Comentário sobre o “Sermão da Epifania”, por Beatriz Pravato Roldi

No texto “Sermão de Epifania”, Padre Antônio Vieira, que sempre se colocava a serviço das causas políticas que defendia, critica a escravidão imposta pelos portugueses a índios e negros africanos, principalmente na região nordeste do Brasil, no século XVII. Esse problema é mostrado no texto quando ele apresenta a seguinte interrogação: “(…) porque nasci mais longe do sol, e que vós haveis de ser meu escravo, porque nascestes mais perto?! (…)”. Aqui, Vieira esclarece que as pessoas que faziam o trabalho braçal tinham a pele negra, por terem, segundo ele, nascidas mais próximas ao sol e, assim, fugiam do “padrão europeu”, de cor branca.

Esse sermão desenvolve-se em torno de um tema de caráter inteiramente religioso, a partir do qual Padre Antônio Vieira discute assuntos voltados para a política e a própria sociedade, questionando a atitude de todo o corpo social (nobres e governantes, principalmente) responsável pela opressão dos povos escravizados, que sofriam nas mãos dos senhores. O autor enfatiza que a sociedade era movida pelo poder que a enfraquece; que a sociedade, controlada pela soberania e pelos princípios impostos pela Igreja e pela Coroa Portuguesa, obriga inocentes a jurarem vassalagem. Ao fazer essa crítica, Vieira argumenta com um fato bíblico. Em alguns trechos do sermão, ele utiliza a história de Cristo e dos Magos, em que estes últimos não deveriam perder a sua soberania, segundo Deus, pelo fato de já nascerem e terem se tornado reis.

Ao escrever sobre tal passagem da Bíblia, esse autor barroco estabelece uma relação de comparação entre a história de Cristo e dos Magos com a situação que o afligia naquele momento, a soberania. Logo, pode ser observada uma das características do Barroco, o cultismo, que, nesse caso, aparece como uma presença marcante nas figuras de linguagem, que foram importantes para o desempenho do texto, como a comparação, principalmente. Além disso, Vieira, não só nesse sermão, como na maioria, procura uma maior elaboração de linguagem, deixando suas produções mais cultas e preciosistas Outro aspecto do barroco que é bastante constante em seus textos é o conceptismo, caracterizado pela elaboração de idéias e enigmas.

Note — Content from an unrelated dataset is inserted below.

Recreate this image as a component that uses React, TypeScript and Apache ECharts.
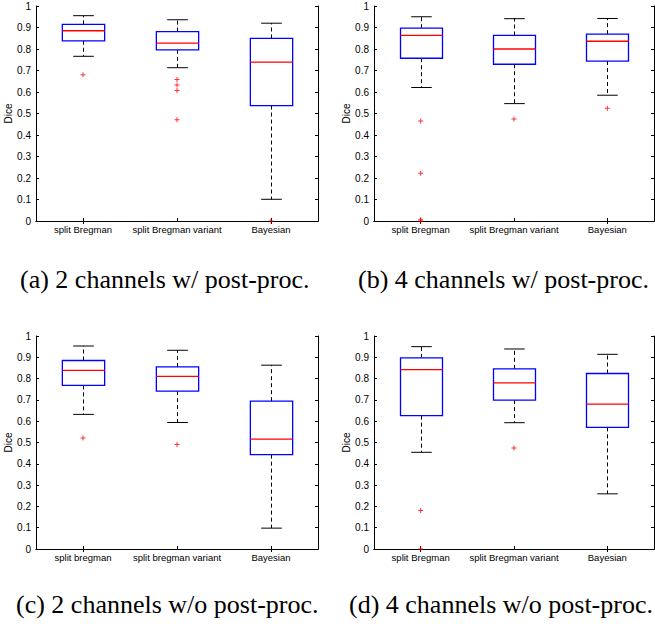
import React, { useEffect, useRef } from "react";
import * as echarts from "echarts";

// Category labels
const categoriesBregman = ["split Bregman", "split Bregman variant", "Bayesian"];
const categoriesBregmanLower = ["split bregman", "split bregman variant", "Bayesian"];

// Box statistics: [lower whisker, Q1, median, Q3, upper whisker]
const boxA = [
  [0.766, 0.838, 0.885, 0.915, 0.955],
  [0.713, 0.796, 0.827, 0.881, 0.936],
  [0.101, 0.537, 0.739, 0.849, 0.92],
];
const outliersA = [[0, 0.68], [1, 0.658], [1, 0.633], [1, 0.607], [1, 0.471], [2, 0.0]];

const boxB = [
  [0.621, 0.757, 0.863, 0.897, 0.95],
  [0.546, 0.729, 0.8, 0.863, 0.941],
  [0.585, 0.744, 0.836, 0.869, 0.942],
];
const outliersB = [[0, 0.465], [0, 0.222], [0, 0.006], [0, 0.0], [1, 0.474], [2, 0.524]];

const boxC = [
  [0.632, 0.768, 0.839, 0.885, 0.953],
  [0.594, 0.741, 0.81, 0.855, 0.933],
  [0.098, 0.443, 0.516, 0.694, 0.863],
];
const outliersC = [[0, 0.521], [1, 0.491]];

const boxD = [
  [0.454, 0.626, 0.842, 0.897, 0.95],
  [0.593, 0.699, 0.78, 0.846, 0.939],
  [0.259, 0.571, 0.68, 0.824, 0.914],
];
const outliersD = [[0, 0.181], [0, 0.0], [1, 0.474]];

const captions = [
  "(a) 2 channels w/ post-proc.",
  "(b) 4 channels w/ post-proc.",
  "(c) 2 channels w/o post-proc.",
  "(d) 4 channels w/o post-proc.",
];

const yAxisName = "Dice";

const panels = [
  { cats: categoriesBregman, box: boxA, out: outliersA },
  { cats: categoriesBregman, box: boxB, out: outliersB },
  { cats: categoriesBregmanLower, box: boxC, out: outliersC },
  { cats: categoriesBregman, box: boxD, out: outliersD },
];

const gridPos = [
  { left: 36, top: 6, width: 282, height: 215 },
  { left: 374, top: 6, width: 280, height: 215 },
  { left: 36, top: 336, width: 282, height: 213 },
  { left: 374, top: 336, width: 280, height: 213 },
];

const captionPos = [
  { x: 20, y: 279 },
  { x: 358, y: 279 },
  { x: 16, y: 604 },
  { x: 349, y: 604 },
];

const SANS = "'Liberation Sans', Arial, Helvetica, sans-serif";
const SERIF = "'Liberation Serif', 'Times New Roman', serif";

function renderBox(params: any, api: any) {
  const x = api.value(0);
  const lo = api.coord([x, api.value(1)]);
  const q1 = api.coord([x, api.value(2)]);
  const med = api.coord([x, api.value(3)]);
  const q3 = api.coord([x, api.value(4)]);
  const hi = api.coord([x, api.value(5)]);
  const band = api.size([1, 0])[0];
  const bw = band * 0.45;
  const cw = band * 0.22;
  const cx = Math.round(lo[0]) + 0.5;
  const dash = { stroke: "#000", lineWidth: 1, lineDash: [4, 3] };
  const solid = { stroke: "#000", lineWidth: 1 };
  return {
    type: "group",
    children: [
      { type: "line", shape: { x1: cx, y1: q3[1], x2: cx, y2: hi[1] }, style: dash },
      { type: "line", shape: { x1: cx, y1: q1[1], x2: cx, y2: lo[1] }, style: dash },
      { type: "line", shape: { x1: cx - cw / 2, y1: hi[1], x2: cx + cw / 2, y2: hi[1] }, style: solid },
      { type: "line", shape: { x1: cx - cw / 2, y1: lo[1], x2: cx + cw / 2, y2: lo[1] }, style: solid },
      {
        type: "rect",
        shape: { x: cx - bw / 2, y: q3[1], width: bw, height: q1[1] - q3[1] },
        style: { fill: "#fff", stroke: "#0000ff", lineWidth: 1.3 },
      },
      {
        type: "line",
        shape: { x1: cx - bw / 2, y1: med[1], x2: cx + bw / 2, y2: med[1] },
        style: { stroke: "#ff0000", lineWidth: 1.3 },
      },
    ],
  };
}

export default function App() {
  const ref = useRef<HTMLDivElement>(null);
  useEffect(() => {
    if (!ref.current) return;
    const chart = echarts.init(ref.current, null, { renderer: "svg" });
    const xAxis: any[] = [];
    const yAxis: any[] = [];
    const series: any[] = [];
    panels.forEach((p, i) => {
      const baseAxisLine = { show: true, lineStyle: { color: "#000", width: 1 } };
      const tick = { show: true, inside: true, length: 3, lineStyle: { color: "#000" } };
      xAxis.push({
        type: "category",
        gridIndex: i,
        data: p.cats,
        position: "bottom",
        axisLine: baseAxisLine,
        axisTick: { ...tick, alignWithLabel: true },
        axisLabel: {
          color: "#000",
          fontSize: 9.5,
          fontFamily: SANS,
          margin: 3,
          interval: 0,
          hideOverlap: false,
        },
        splitLine: { show: false },
      });
      xAxis.push({
        type: "category",
        gridIndex: i,
        data: p.cats,
        position: "top",
        axisLine: baseAxisLine,
        axisTick: { ...tick, alignWithLabel: true },
        axisLabel: { show: false },
        splitLine: { show: false },
      });
      yAxis.push({
        type: "value",
        gridIndex: i,
        min: 0,
        max: 1,
        interval: 0.1,
        position: "left",
        name: yAxisName,
        nameLocation: "middle",
        nameRotate: 90,
        nameGap: 17,
        nameTextStyle: { color: "#000", fontSize: 10, fontFamily: SANS },
        axisLine: baseAxisLine,
        axisTick: tick,
        axisLabel: { color: "#000", fontSize: 10, fontFamily: SANS, margin: 5 },
        splitLine: { show: false },
      });
      yAxis.push({
        type: "value",
        gridIndex: i,
        min: 0,
        max: 1,
        interval: 0.1,
        position: "right",
        axisLine: baseAxisLine,
        axisTick: tick,
        axisLabel: { show: false },
        splitLine: { show: false },
      });
      series.push({
        type: "custom",
        xAxisIndex: i * 2,
        yAxisIndex: i * 2,
        renderItem: renderBox,
        encode: { x: 0, y: [1, 2, 3, 4, 5] },
        data: p.box.map((b, k) => [k, ...b]),
        z: 2,
      });
      series.push({
        type: "scatter",
        xAxisIndex: i * 2,
        yAxisIndex: i * 2,
        symbol: "path://M4,0H6V4H10V6H6V10H4V6H0V4H4Z",
        symbolSize: 5,
        itemStyle: { color: "#ff0000" },
        data: p.out,
        z: 3,
      });
    });
    chart.setOption({
      animation: false,
      backgroundColor: "#fff",
      grid: gridPos.map((g) => ({ ...g, containLabel: false })),
      xAxis,
      yAxis,
      series,
      graphic: captions.map((c, i) => ({
        type: "text",
        x: captionPos[i].x,
        y: captionPos[i].y,
        style: {
          text: c,
          fill: "#000",
          font: `26px ${SERIF}`,
          textAlign: "left",
          textVerticalAlign: "middle",
        },
      })),
    });
    return () => chart.dispose();
  }, []);
  return (
    <div
      ref={ref}
      style={{ position: "absolute", left: 0, top: 0, width: 655, height: 627 }}
    />
  );
}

Ao final do “Sermão de Epifania”, pode-se perceber que Padre Antônio Vieira buscou discutir, com a sociedade, a escravidão, de forma a fazer com que as pessoas percebessem, ao ouvi-lo, que o negro e o índio eram sujeitados ao trabalho só por causa de sua cor; buscou mostrar, por fim, que a sociedade não deveria apoiar ou ignorar a violência garantida por um tipo de mecanismo como a escravidão.